» Data
[BEGIN]
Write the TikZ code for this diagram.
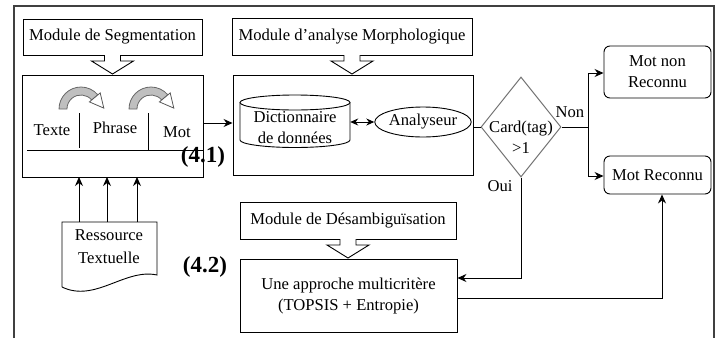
\documentclass[tikz,border=0pt]{standalone}
\usepackage{fontspec}
\setmainfont{Liberation Serif}
\usetikzlibrary{shapes.geometric,arrows.meta}
\begin{document}
\begin{tikzpicture}[x=1pt,y=1pt,
  txt/.style={font=\fontsize{16.6}{21}\selectfont, inner sep=0pt, align=center},
  box/.style={draw, line width=0.9pt, inner sep=0pt, txt},
  rbox/.style={box, rounded corners=6pt},
  conn/.style={line width=1pt, -{Stealth[length=9pt,width=8pt]}},
  plain/.style={line width=1pt},
  big/.style={font=\fontsize{23}{26}\selectfont\bfseries, inner sep=0pt},
  hollow/.style={draw, fill=white, line width=0.9pt},
  bandarrow/.style={draw=black!60, fill=black!25, line width=0.8pt},
  headarrow/.style={draw=black!65, fill=white, line width=0.8pt}]
\useasboundingbox (0,0) rectangle (721,-338);
% outer frame
\draw[line width=1.2pt, black!75] (14,-338) -- (14,-6) -- (714,-6) -- (714,-338);

% module boxes
\node[box, minimum width=179, minimum height=36] (modseg) at (112.5,-37) {Module de Segmentation};
\node[box, minimum width=240, minimum height=37] (modmorph) at (352,-36.5) {Module d’analyse Morphologique};
\node[box, minimum width=216, minimum height=37] (moddes) at (348,-220.5) {Module de Désambiguïsation};

% main boxes
\node[box, minimum width=181, minimum height=102] (segbox) at (112.5,-126) {};
\node[box, minimum width=240, minimum height=100] (morphbox) at (353,-125) {};
\node[box, minimum width=217, minimum height=73, align=center] (une) at (348.5,-295.5) {Une approche multicritère\\(TOPSIS + Entropie)};

% hollow block arrows
\foreach \cx/\ty in {112.5/-55, 352/-55, 348/-239}{
  \draw[hollow] (\cx-8,\ty) -- (\cx-8,\ty-6) -- (\cx-21,\ty-6) -- (\cx,\ty-19) -- (\cx+21,\ty-6) -- (\cx+8,\ty-6) -- (\cx+8,\ty);
}

% segmentation internals
\draw[plain] (27,-150) -- (segbox.east |- 0,-150);
\draw[plain] (79,-113) -- (79,-148);
\draw[plain] (148,-113) -- (148,-150);
\node[txt] (texte) at (52,-130) {Texte};
\node[txt] (phrase) at (115,-128) {Phrase};
\node[txt] (mot) at (177,-132) {Mot};
\foreach \ox in {59,129}{
  \begin{scope}[shift={(\ox,-109)}]
    \draw[bandarrow] (0,0) arc[start angle=180,end angle=40,radius=22] -- (32.7,9.0) arc[start angle=40,end angle=180,radius=14] -- cycle;
    \draw[headarrow] (41.2,16.1) -- (44.8,0.9) -- (30.4,7.1) -- cycle;
  \end{scope}
}
\node[big] (l41) at (203,-157) {(4.1)};
\node[big] (l42) at (205,-267) {(4.2)};

% cylinder: dictionnaire
\node[txt, minimum width=110, minimum height=40] (dict) at (295,-128) {Dictionnaire\\de données};
\draw[line width=0.9pt] (240,-102.5) -- (240,-140) arc[start angle=180,end angle=360,x radius=55,y radius=7.5] -- (350,-102.5);
\draw[line width=0.9pt] (295,-102.5) ellipse[x radius=55,y radius=7.5];
\node[txt, draw, ellipse, line width=0.9pt, minimum width=84, minimum height=30] (analy) at (423,-122) {Analyseur};
\draw[line width=1pt, {Stealth[length=8pt,width=7pt]}-{Stealth[length=8pt,width=7pt]}] (dict.east |- analy.west) -- (analy.west);

% decision diamond
\node[draw=black!55, line width=1pt, diamond, minimum width=80, minimum height=100, inner sep=0pt] (card) at (521,-127) {};
\node[txt] (cardtxt) at (521,-137) {Card(tag)\\>1};

% result boxes
\node[rbox, minimum width=107, minimum height=52] (nonrec) at (657.5,-72) {Mot non\\Reconnu};
\node[rbox, minimum width=107, minimum height=38] (rec) at (657.5,-175) {Mot Reconnu};

% ressource document
\node[minimum width=95, minimum height=65, inner sep=0pt] (doc) at (109.5,-254.5) {};
\draw[line width=0.9pt] (62,-287) -- (62,-222) -- (157,-222) -- (157,-275) .. controls (125,-268) and (95,-303) .. (62,-287);
\node[txt, font=\fontsize{16.6}{23}\selectfont] (doctxt) at (109,-247) {Ressource\\Textuelle};

% connectors
\foreach \dx in {79,107,137}{
  \draw[conn] (\dx,-222) -- (\dx,-177);
}
\draw[conn] ([yshift=3pt]segbox.east) -- ([yshift=3pt]segbox.east -| morphbox.west);
\draw[plain] (morphbox.east |- card.west) -- (card.west);
\coordinate (split) at (588,-127);
\draw[plain] (card.east) -- (split);
\draw[conn] (split) |- ([yshift=-1pt]nonrec.west);
\draw[conn] (split) |- ([yshift=-1pt]rec.west);
\node[txt] (non) at (570,-112) {Non};
\node[txt] (oui) at (500,-186) {Oui};
\draw[conn] (card.south) |- ([yshift=17.5pt]une.east);
\draw[conn] ([yshift=-2.5pt]une.east) -| ([xshift=4.5pt]rec.south);
\end{tikzpicture}
\end{document}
[END]
» Required work
Reproduce only the lines from the beginning of the data through the line that contains "(714,-6) -- (714,-338);", both included, and please drop the pictures.

» Correct result
Write the TikZ code for this diagram.
\documentclass[tikz,border=0pt]{standalone}
\usepackage{fontspec}
\setmainfont{Liberation Serif}
\usetikzlibrary{shapes.geometric,arrows.meta}
\begin{document}
\begin{tikzpicture}[x=1pt,y=1pt,
  txt/.style={font=\fontsize{16.6}{21}\selectfont, inner sep=0pt, align=center},
  box/.style={draw, line width=0.9pt, inner sep=0pt, txt},
  rbox/.style={box, rounded corners=6pt},
  conn/.style={line width=1pt, -{Stealth[length=9pt,width=8pt]}},
  plain/.style={line width=1pt},
  big/.style={font=\fontsize{23}{26}\selectfont\bfseries, inner sep=0pt},
  hollow/.style={draw, fill=white, line width=0.9pt},
  bandarrow/.style={draw=black!60, fill=black!25, line width=0.8pt},
  headarrow/.style={draw=black!65, fill=white, line width=0.8pt}]
\useasboundingbox (0,0) rectangle (721,-338);
% outer frame
\draw[line width=1.2pt, black!75] (14,-338) -- (14,-6) -- (714,-6) -- (714,-338);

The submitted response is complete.